Père La Chaise is the largest cemetery in Paris. It stretches across 110 acres, according to Wikipedia. There are more than a million people buried there. It is not a flat cemetery, either--it has many hills and steps. Among the famous people interred there (too many to list them all) include the lovers Héloïse and Abelard, along with Sarah Bernhardt, Oscar Wilde, Edith Piaf, and Jim Morrison.
We were there on a warm summer day with a soft breeze blowing through the trees. We had a picnic on a bench overlooking Paris in the distance. The Pantheon and the Montparnasse Tower were barely visible through the trees. Because Père La Chaise is so large and the metro station was at the far end of the cemetery, we did not visit as many graves as we expected to, but we did get a sense of the place.

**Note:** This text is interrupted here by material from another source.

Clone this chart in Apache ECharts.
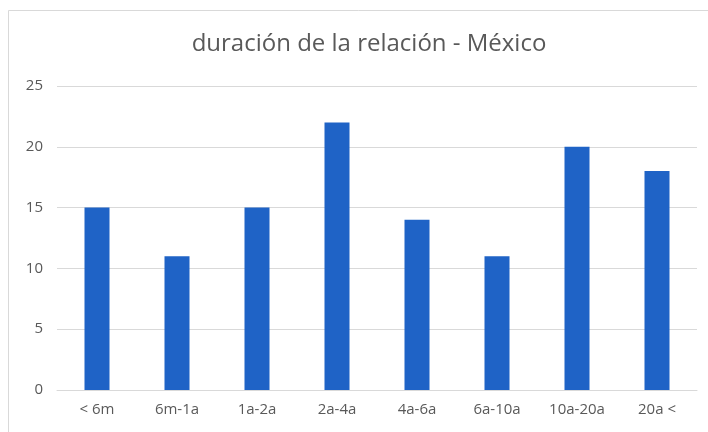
<!DOCTYPE html>
<html lang="es">
<head>
    <meta charset="utf-8">
    <title>duración de la relación - México</title>
    <script src="https://cdn.jsdelivr.net/npm/echarts@6.0.0/dist/echarts.min.js"></script>
    <style>
        html, body { margin: 0; padding: 0; background: #fff; }
        #main { width: 708px; height: 432px; }
    </style>
</head>
<body>
<div id="main"></div>
<script type="text/javascript">
    // categorías y valores
    var categorias = ['< 6m', '6m-1a', '1a-2a', '2a-4a', '4a-6a', '6a-10a', '10a-20a', '20a <'];
    var valores = [15, 11, 15, 22, 14, 11, 20, 18];
    var ticksY = [0, 5, 10, 15, 20, 25];

    var myChart = echarts.init(document.getElementById('main'));
    var gris = '#595959';
    var option = {
        animation: false,
        backgroundColor: '#fff',
        textStyle: { fontFamily: '"Open Sans", "Liberation Sans", sans-serif' },
        title: {
            text: 'duración de la relación - México',
            left: 364,
            textAlign: 'center',
            top: 27,
            textStyle: { fontSize: 24, fontWeight: 'normal', color: gris }
        },
        // marco del gráfico
        graphic: [{
            type: 'rect',
            shape: { x: 8.5, y: 10.5, width: 720, height: 440 },
            style: { fill: null, stroke: '#d9d9d9', lineWidth: 1 },
            silent: true
        }],
        grid: { left: 57, right: 11, top: 86, bottom: 42 },
        xAxis: {
            type: 'category',
            data: categorias,
            axisTick: { show: false },
            axisLine: { lineStyle: { color: '#d9d9d9' } },
            axisLabel: { color: gris, fontSize: 15, margin: 12 }
        },
        yAxis: {
            type: 'value',
            min: ticksY[0],
            max: ticksY[ticksY.length - 1],
            interval: 5,
            axisLine: { show: false },
            axisTick: { show: false },
            axisLabel: { color: gris, fontSize: 15, margin: 14 },
            splitLine: { lineStyle: { color: '#d9d9d9' } }
        },
        series: [{
            type: 'bar',
            data: valores,
            barWidth: 25,
            itemStyle: { color: '#1f63c6' }
        }]
    };
    myChart.setOption(option);
</script>
</body>
</html>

I took a photoi of Jim Morrison's grave, as promised to my sister-in-law. It has several photos of him and offerings of flowers an candles from fans atop it. The inscription, in Greek, KATA TON DAIMONA EAYTOY, translates as "Faithful to his own spirit."
Next to the grave is this other "memorial," similar to Seattle's gum wall, where fans have left their own salivary monument on a bamboo sheath that wraps around a tree. (Presumably the authorities have provided the sheath to protect the tree?)
The grave of Edith Piaf includes a line from the song L'hymne à L'amour, "Dieu réunit ceux qui s'aiment. " ("God reunites those who love each other.")
To be buried in Père La Chaise, you need to be a Parisian citizen or someone who dies in Paris. Then your family needs to either pay a rental fee for 10 years or more, or buy a spot in perpetuity. Jim Morrison's grave is one that was bought in perpetuity, but if a family gets a rental and fails to renew the rental fee, the remains will be disinterred. What happens to them after that, I'm not sure.
Père La Chaise is a peaceful place to visit. But I confess I like "our" cemetery in Montmartre more. It's smaller and more approachable, but anyone who visits Paris should go to one of these beautiful old cemeteries if only to pause and ponder.